There is simply so much kit to buy as a cyclist we are pretty sure you never get to the point you don't need to buy something new. The number of times that the bike seems to be "finished" or you think you've got all the kit you need and then those pesky manufacturers release the next best thing or new research hits the web showing that certain cycling folklore needs to be relegated to the history book. As technology advances new materials find their way onto our bikes. Whether its a new material entirely, like the recent introduction of graphene, or just advances in current material tech (hands up if you knew plastic innner tubes were a thing) its probably safe to say that you want to know a bit more before you spend £28 on that inner tube (Yes, really. Its not a typo).

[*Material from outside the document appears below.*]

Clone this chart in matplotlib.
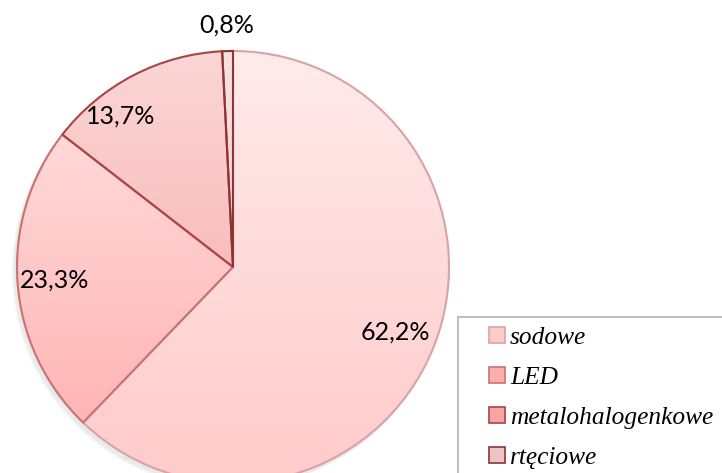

Cycling stuff isn't just the reserve of the big manufacturers. There are hundreds of small scale businesses producing niche products for our cycling needs. Carbon saddles that look as comfortable as a stone, but are actually an engineering master piece, or superlight seatposts that weigh less than a stock set of QR skewers. Perhaps you simply want to move away from the mainstream brands so your bike is a bit more individualised. Its not just about light parts though. The performance gains available from the simple tyre should not be overlooked. Grip, comfort, rolling resistance, puncture protection and longevity are all key areas of differentiation. The trick is not only knowing how to find all the information but putting everything together to form a reasoned decision. You could spend hours trawling the web but why bother when you don't have to?
And its not just the bits on the bike that can be upgraded, there are plenty of performance gains to be had from your wardrobe. Helmets, socks, jerseys, skinsuits and gloves individually, or combined, offer a surprising amount of efficiency and comfort advantages.
Whether it's handlebars, saddles, innertubes or the humble, but essential, bar tape there is every chance Bike Authority can find some improvements from the least likely areas.